I knew that it was going to be marginal. At that time Derek Warwick in the Jaguar was 6-seconds behind me or something. So I backed off, and turned the boost completely down to the minimum, and used half throttle on the straights.
I could see how far he was behind me; at the start of the last lap it was about 3-seconds. But I had backed off a lot, so I could turn the boost up again for the last lap.
The fantastic thing was that we calculated on the fuel consumption for us to be out of fuel 100 metres before the finish. And it happened. I finally ran out of fuel in the chicane, the last corner before the hairpin!
I was a bit scared, as Derek was right with me, but I knew I could finish the race, as normally it cut once and then cut twice, and you could still do a quarter of a lap.
And there was a little bit of fuel which came back, just enough to push me into the hairpin, and then I just cruised down to the finish. I knew I was okay; he was behind me, and I turned-in in front of him. Even if I'd run out of fuel again I would have blocked him! Warwick was 0.8 second behind, and I finished with 0.2 litres of fuel in the car.
It was a race which was very, very marginal, but we calculated everything right, and everything worked well. It was a fantastic win, for lots of reasons; because it was in Belgium of course, and because I had a very bad time in Formula 1 at that time.

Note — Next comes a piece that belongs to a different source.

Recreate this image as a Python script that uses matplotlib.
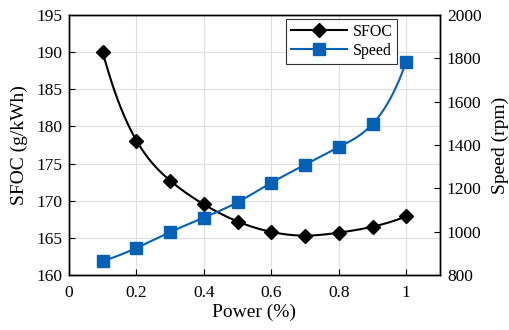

And it was good to win at Spa because of the year before and the accident with Stefan. It was a race I wanted to win just because of that, just to give Stefan back the fact that we should have won the race that year. It was very emotional; the whole weekend had been a bit dramatic, with the atmosphere of the year before.
This win had a story, a good story, behind it. It was something very emotional, much more than anything else I've been through in racing.